[Task details]: Find the lines holding the word "full" and collect them.

(Dataset excerpt)
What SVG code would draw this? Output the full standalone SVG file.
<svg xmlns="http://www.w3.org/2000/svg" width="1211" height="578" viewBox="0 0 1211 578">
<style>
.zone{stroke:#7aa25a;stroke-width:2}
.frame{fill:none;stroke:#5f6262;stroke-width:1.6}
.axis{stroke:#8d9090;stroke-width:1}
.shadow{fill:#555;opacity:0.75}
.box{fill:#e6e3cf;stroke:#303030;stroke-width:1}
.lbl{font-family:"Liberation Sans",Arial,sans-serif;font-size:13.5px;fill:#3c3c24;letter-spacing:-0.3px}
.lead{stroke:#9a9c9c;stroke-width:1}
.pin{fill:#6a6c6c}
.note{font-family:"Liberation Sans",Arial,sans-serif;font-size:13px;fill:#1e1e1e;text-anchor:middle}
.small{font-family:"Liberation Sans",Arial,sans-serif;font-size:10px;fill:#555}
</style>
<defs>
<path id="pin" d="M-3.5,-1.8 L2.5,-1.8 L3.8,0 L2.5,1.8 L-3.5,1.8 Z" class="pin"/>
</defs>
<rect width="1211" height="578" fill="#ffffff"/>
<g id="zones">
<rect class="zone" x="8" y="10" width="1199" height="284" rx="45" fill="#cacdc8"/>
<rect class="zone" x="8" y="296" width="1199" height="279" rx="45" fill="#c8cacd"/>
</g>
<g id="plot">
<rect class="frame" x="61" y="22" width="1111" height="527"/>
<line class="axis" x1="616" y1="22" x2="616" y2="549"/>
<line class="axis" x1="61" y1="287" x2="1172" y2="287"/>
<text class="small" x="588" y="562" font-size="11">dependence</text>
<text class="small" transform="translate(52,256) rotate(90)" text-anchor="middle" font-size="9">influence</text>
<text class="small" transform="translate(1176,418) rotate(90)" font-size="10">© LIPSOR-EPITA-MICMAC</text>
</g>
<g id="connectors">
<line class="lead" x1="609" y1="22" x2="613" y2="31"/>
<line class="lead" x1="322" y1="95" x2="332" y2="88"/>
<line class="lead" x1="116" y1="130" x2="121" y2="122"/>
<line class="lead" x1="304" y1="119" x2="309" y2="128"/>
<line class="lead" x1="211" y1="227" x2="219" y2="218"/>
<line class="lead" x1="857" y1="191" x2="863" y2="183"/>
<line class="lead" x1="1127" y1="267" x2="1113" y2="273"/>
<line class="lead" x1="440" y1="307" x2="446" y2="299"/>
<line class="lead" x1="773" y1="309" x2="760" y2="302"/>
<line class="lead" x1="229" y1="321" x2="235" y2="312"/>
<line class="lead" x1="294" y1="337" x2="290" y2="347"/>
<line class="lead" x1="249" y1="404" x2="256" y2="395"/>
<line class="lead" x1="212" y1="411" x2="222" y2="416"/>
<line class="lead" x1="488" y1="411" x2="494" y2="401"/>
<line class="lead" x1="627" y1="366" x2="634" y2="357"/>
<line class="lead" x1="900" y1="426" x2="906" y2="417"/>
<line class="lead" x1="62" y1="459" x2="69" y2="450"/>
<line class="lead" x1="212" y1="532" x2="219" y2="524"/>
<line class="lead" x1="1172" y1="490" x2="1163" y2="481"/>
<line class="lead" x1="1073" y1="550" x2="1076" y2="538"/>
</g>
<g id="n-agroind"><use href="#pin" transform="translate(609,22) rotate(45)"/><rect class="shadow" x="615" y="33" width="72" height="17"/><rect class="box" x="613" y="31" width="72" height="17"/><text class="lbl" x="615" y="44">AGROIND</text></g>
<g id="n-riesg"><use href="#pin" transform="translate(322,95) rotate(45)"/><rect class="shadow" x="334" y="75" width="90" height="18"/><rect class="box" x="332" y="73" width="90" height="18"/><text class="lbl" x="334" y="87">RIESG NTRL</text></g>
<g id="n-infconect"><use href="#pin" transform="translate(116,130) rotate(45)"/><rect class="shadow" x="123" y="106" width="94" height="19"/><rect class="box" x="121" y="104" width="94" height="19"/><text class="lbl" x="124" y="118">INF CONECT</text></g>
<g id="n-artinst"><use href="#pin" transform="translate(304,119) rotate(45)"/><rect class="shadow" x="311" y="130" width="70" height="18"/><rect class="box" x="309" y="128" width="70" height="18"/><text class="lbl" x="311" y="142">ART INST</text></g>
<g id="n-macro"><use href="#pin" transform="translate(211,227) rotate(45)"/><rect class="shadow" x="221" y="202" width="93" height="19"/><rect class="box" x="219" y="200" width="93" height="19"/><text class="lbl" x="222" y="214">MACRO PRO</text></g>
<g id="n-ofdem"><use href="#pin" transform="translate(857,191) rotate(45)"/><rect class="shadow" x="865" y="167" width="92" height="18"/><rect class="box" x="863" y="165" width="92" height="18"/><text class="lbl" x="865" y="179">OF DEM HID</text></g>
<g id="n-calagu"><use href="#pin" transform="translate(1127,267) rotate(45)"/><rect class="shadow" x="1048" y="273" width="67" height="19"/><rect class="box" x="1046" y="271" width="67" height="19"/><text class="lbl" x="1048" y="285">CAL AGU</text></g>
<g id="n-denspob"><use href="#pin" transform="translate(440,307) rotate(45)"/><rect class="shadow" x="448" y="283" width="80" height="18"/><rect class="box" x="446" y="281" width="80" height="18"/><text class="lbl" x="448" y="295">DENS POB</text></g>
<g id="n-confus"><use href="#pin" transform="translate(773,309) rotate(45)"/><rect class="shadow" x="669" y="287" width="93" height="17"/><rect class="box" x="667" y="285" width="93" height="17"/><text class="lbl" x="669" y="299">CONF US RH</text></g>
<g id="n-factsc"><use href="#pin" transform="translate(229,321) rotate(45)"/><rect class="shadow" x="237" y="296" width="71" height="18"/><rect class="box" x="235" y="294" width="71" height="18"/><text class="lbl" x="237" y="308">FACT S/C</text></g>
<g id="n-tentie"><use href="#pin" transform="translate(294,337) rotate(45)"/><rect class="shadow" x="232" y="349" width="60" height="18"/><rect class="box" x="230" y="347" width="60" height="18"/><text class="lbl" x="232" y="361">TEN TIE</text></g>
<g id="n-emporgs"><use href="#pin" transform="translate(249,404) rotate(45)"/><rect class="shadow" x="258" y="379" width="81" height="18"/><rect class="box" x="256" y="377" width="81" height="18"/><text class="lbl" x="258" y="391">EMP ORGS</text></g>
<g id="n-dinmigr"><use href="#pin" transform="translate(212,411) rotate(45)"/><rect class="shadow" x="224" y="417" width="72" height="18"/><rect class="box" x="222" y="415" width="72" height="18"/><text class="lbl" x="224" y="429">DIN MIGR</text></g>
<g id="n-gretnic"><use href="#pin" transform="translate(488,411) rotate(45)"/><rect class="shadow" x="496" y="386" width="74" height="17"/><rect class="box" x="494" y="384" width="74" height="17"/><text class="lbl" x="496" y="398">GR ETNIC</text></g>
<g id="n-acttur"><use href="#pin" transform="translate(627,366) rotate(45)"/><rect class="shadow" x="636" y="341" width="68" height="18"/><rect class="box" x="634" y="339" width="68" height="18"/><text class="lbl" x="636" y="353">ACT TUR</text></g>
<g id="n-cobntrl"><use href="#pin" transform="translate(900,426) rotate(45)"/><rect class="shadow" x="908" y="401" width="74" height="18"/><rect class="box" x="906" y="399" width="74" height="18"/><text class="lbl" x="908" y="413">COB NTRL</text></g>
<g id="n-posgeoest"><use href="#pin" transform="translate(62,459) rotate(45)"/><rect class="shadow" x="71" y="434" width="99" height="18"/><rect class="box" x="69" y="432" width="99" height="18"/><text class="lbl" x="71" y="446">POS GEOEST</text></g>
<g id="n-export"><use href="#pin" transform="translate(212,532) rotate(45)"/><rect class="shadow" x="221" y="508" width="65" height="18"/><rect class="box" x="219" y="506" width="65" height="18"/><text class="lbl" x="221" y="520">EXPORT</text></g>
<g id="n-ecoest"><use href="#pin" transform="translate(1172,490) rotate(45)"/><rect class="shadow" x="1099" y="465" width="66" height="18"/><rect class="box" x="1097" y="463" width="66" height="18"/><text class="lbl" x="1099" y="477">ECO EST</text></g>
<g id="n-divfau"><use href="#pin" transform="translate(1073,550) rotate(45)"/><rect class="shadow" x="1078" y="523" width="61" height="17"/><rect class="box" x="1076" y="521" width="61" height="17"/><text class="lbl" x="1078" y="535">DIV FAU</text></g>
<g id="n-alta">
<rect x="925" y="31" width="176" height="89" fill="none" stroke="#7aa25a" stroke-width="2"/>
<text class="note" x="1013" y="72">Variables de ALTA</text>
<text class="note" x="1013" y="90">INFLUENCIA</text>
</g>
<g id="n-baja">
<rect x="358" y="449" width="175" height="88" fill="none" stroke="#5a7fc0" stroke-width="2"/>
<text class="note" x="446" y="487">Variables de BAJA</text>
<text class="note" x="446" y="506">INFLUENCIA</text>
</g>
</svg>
* * *
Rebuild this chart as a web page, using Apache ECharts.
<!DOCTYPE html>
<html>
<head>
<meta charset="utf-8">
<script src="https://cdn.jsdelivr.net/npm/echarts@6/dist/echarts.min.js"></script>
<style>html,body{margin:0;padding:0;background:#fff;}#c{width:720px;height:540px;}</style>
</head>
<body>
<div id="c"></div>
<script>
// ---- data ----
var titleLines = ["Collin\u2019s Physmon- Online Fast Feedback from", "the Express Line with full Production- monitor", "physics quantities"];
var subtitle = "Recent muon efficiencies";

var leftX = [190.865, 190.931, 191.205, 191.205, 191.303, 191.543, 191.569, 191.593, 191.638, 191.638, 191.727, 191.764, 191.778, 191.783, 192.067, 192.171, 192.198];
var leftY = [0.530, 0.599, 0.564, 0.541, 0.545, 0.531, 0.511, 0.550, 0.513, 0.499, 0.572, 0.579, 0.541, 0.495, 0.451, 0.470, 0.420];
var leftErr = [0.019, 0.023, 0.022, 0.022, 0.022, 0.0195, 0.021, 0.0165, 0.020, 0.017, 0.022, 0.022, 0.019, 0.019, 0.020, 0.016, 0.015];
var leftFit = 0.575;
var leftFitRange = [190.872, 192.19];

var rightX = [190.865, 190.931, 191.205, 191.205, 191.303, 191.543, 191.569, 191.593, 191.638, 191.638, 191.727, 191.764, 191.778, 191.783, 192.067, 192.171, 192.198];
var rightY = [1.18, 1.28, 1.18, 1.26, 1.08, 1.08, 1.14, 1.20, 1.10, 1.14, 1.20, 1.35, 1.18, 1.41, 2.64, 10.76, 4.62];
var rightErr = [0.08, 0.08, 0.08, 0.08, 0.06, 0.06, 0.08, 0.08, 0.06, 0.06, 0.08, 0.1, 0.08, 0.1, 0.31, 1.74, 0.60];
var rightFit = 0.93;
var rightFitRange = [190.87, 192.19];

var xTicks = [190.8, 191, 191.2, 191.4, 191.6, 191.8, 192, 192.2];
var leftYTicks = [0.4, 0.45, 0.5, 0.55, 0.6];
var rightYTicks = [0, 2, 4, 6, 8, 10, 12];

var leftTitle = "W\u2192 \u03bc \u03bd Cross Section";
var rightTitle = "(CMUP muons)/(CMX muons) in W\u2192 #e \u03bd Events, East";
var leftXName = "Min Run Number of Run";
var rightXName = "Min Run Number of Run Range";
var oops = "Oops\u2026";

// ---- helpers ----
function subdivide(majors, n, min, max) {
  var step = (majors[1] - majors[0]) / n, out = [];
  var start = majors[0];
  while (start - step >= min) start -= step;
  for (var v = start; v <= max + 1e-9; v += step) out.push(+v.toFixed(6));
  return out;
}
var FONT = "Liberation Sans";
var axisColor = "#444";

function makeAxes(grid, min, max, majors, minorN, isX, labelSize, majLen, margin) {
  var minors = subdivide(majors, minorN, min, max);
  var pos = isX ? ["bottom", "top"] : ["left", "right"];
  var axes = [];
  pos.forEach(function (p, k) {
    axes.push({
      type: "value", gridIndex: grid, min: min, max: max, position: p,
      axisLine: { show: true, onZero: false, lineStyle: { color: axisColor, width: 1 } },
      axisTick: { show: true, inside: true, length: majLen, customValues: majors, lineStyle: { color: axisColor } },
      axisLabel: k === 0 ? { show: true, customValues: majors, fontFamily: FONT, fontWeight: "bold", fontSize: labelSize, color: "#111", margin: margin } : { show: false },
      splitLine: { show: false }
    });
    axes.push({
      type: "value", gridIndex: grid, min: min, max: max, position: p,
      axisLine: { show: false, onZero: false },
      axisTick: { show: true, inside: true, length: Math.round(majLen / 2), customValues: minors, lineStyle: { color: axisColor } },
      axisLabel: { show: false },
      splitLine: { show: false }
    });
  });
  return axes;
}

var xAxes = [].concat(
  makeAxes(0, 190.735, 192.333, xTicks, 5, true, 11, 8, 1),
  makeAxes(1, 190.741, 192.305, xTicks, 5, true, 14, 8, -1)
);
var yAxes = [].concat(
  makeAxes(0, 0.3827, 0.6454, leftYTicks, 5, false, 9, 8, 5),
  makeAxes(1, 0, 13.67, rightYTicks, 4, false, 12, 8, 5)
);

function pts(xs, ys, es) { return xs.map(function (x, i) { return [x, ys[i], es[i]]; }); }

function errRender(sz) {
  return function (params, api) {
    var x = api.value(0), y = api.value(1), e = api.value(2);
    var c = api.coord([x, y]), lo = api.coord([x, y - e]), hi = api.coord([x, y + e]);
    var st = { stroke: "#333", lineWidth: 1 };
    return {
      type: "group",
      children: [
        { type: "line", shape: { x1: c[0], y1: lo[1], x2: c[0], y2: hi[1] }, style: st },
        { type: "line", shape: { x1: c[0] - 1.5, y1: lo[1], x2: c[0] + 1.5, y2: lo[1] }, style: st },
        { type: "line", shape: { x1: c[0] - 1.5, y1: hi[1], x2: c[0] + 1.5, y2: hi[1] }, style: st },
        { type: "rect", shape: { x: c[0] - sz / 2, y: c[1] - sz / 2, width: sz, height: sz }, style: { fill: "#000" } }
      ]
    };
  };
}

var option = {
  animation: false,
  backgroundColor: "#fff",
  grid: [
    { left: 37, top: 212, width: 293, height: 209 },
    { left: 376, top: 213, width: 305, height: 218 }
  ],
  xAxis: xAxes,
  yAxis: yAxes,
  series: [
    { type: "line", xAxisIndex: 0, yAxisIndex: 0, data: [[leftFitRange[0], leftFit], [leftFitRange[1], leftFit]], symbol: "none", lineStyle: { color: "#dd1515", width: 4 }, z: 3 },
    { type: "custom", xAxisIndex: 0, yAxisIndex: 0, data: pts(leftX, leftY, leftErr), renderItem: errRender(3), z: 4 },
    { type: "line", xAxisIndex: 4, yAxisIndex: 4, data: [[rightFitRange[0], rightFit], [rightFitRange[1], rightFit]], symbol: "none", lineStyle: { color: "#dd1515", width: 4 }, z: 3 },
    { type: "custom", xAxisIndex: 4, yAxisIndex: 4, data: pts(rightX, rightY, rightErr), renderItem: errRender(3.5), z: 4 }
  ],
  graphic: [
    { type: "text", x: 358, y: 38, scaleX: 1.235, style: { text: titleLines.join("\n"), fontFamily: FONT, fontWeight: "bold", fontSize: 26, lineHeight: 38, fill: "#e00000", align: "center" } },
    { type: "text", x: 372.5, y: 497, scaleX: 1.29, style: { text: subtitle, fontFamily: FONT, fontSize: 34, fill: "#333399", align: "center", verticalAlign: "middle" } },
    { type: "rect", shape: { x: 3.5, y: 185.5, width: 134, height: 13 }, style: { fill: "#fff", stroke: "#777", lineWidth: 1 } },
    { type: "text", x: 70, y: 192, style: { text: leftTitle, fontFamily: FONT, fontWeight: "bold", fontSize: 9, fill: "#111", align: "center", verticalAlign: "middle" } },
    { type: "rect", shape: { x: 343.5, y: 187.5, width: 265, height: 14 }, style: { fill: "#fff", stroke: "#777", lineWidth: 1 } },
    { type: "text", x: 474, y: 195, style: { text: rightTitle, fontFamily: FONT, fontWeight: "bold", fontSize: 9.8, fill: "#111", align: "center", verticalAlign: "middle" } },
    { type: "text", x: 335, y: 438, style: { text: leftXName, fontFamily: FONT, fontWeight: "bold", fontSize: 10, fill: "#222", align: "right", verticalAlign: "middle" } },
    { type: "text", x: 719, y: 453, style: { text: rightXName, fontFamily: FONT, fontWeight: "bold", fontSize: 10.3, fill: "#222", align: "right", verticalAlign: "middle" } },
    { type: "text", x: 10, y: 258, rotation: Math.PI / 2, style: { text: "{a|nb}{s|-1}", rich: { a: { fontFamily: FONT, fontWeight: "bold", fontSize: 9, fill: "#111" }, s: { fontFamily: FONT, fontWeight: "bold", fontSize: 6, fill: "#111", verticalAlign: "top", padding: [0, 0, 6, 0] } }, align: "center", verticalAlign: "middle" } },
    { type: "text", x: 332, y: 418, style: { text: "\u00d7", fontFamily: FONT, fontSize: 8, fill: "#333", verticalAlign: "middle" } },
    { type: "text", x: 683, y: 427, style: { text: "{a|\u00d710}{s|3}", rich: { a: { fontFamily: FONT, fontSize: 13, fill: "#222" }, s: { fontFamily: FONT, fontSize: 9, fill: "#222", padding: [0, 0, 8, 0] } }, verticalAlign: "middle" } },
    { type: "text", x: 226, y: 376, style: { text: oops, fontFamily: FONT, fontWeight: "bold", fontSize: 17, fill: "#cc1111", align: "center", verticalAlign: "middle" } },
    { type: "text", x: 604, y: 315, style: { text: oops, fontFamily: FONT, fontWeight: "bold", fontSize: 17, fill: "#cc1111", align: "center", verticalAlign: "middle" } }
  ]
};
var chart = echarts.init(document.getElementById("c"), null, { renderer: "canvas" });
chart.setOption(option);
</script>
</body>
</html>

[Exercise response]:
What SVG code would draw this? Output the full standalone SVG file.
var titleLines = ["Collin\u2019s Physmon- Online Fast Feedback from", "the Express Line with full Production- monitor", "physics quantities"];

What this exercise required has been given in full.